Beverage Partners Worldwide
- Formerly: Coca-Cola Nestlé Refreshments Company S.A. (1991-1994)
- Type: Joint venture
- Industry: Beverages
- Founded: 1991
- Defunct: 2018; 8 years ago
- Headquarters: Zurich, Switzerland
- Products: Nescafé, Nestea, Enviga
- Owner: The Coca-Cola Company Nestlé
- Number of employees: 15-50

= Beverage Partners Worldwide =

Former beverage company

Beverage Partners Worldwide was a joint venture between The Coca-Cola Company and Nestlé with headquarters in Zurich, Switzerland. The venture was originally started in 1991 but was dissolved in 1994 due to organizational and distribution disputes. It was resurrected in 2001 before dissolving permanently in 2018. Their main products were Nescafé and Nestea.

==History==
Coca-Cola Nestlé Refreshments Company S.A. was a 50:50 subsidiary between The Coca-Cola Company and Nestlé, initially established in 1991. In 1994, "disputes arose over distributors and distribution channels, top management compensation policies, a shift in focus from Nescafe to Nestea, etc." and the joint venture was temporarily slashed until it re-launched in 2001 as Beverage Partners Worldwide (BPW). In November 2006, BPW dropped the Nescafé brand and Nestlé reacquired it independently. In 2006, a new product, Enviga was launched. It claimed to "[boost] the body's metabolism and [help] to burn calories", a claim that concerned health advocates. The Center for Science in the Public Interest sued BPW in 2007 due to these claims and BPW was required to remove any references to weight loss benefits and calorie burning.

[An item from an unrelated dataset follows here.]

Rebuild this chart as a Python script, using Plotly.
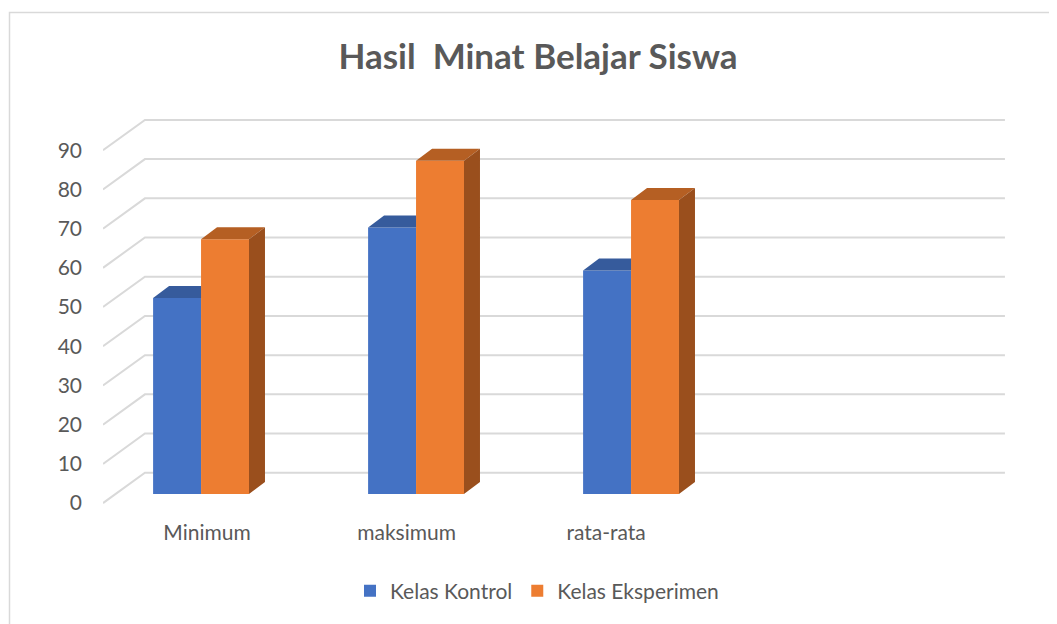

In 2010, Nestea debuted in India but was pulled in 2012 due to low interest. At this point, Nestea was only available in the United States, Europe, Canada, Taiwan, and Hong Kong. The same year, US distribution was delegated to Nestlé; Coca-Cola continued distributing abroad. Nestlé also retained the right to manufacture, distribute, and market Nestea as a powder and in vending machines, and Coca-Cola had control of Nestea in glass and PET bottles and cartons.

BPW worked with Coca-Cola bottling partners, such as Coca-Cola European Partners, Coca-Cola Hellenic Bottling, Coca-Cola Refreshments Canada, Coca-Cola Amatil, Swire Coca-Cola Taiwan, and Swire Beverages.

By 2017, Nestea was in 48 countries. In March of that year, Nestlé and Coca-Cola agreed to dissolve the BPW venture effective on January 1, 2018, in part because Nestlé wanted to expand Nestea on its own. In this agreement, Nestlé gave Coca-Cola the license to manufacture and distribute Nestea in Canada, Spain, Portugal, Andorra, Romania, Hungary, and Bulgaria.